Search the listing for the string "image" and copy every line that contains it.

» **Recorded data**:
==*==
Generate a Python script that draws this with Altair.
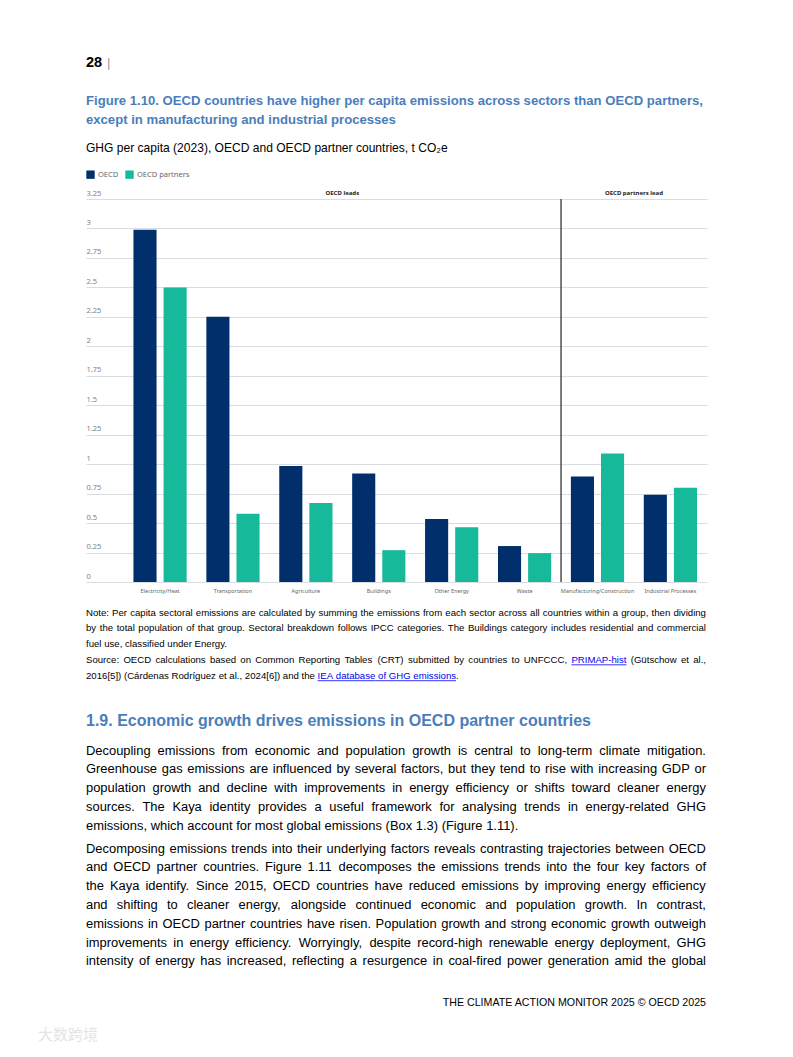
==*==
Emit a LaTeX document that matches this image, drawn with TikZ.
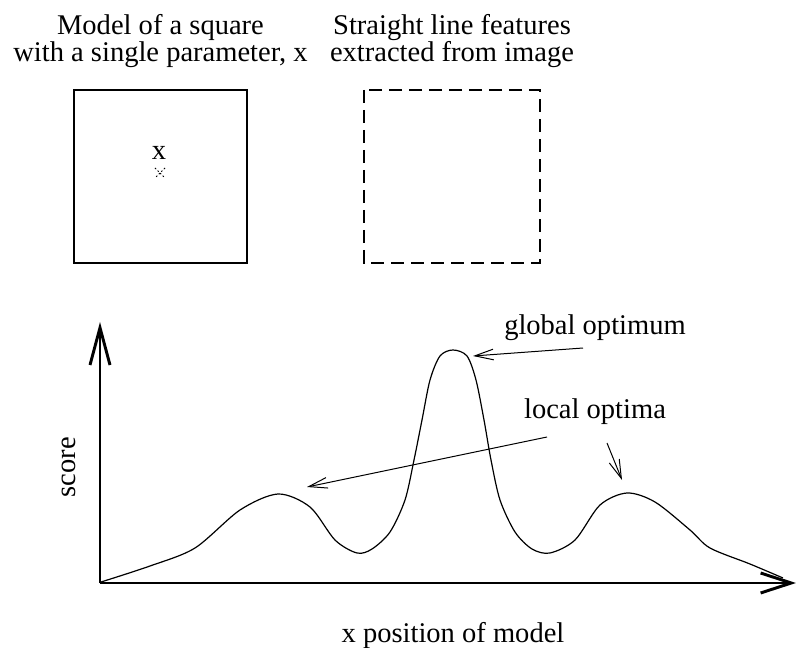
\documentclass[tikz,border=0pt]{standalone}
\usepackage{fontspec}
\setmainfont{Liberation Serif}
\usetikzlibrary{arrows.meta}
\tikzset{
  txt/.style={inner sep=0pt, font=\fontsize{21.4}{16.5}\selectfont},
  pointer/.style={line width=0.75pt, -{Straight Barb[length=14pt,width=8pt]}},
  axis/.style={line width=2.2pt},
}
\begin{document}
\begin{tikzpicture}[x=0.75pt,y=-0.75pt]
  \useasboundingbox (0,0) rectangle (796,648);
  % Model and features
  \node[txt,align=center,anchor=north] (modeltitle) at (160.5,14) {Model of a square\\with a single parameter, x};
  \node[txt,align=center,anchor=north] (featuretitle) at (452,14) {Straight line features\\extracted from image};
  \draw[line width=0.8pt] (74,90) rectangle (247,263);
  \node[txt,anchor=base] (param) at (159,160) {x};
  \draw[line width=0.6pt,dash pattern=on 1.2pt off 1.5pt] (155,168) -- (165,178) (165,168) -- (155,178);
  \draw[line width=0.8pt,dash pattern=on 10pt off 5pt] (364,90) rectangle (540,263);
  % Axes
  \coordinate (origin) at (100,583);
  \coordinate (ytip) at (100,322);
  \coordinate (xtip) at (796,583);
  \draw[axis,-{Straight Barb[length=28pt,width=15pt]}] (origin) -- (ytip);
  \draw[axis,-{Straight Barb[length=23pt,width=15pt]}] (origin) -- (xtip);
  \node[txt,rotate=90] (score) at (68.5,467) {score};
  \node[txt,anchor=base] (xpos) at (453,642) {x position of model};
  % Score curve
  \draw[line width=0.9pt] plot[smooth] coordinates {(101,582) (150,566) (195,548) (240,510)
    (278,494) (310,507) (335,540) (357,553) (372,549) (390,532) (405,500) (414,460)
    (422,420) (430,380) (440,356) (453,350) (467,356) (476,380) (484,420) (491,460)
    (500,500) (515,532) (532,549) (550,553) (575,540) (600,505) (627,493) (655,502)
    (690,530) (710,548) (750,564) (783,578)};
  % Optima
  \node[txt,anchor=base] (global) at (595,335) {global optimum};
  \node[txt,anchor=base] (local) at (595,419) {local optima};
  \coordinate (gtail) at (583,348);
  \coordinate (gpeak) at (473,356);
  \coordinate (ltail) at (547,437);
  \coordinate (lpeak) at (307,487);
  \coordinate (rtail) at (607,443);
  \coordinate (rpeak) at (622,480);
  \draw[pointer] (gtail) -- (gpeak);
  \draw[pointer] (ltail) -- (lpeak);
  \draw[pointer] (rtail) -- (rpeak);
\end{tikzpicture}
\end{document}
==*==
» **Result for this exercise**:
Emit a LaTeX document that matches this image, drawn with TikZ.
  \node[txt,align=center,anchor=north] (featuretitle) at (452,14) {Straight line features\\extracted from image};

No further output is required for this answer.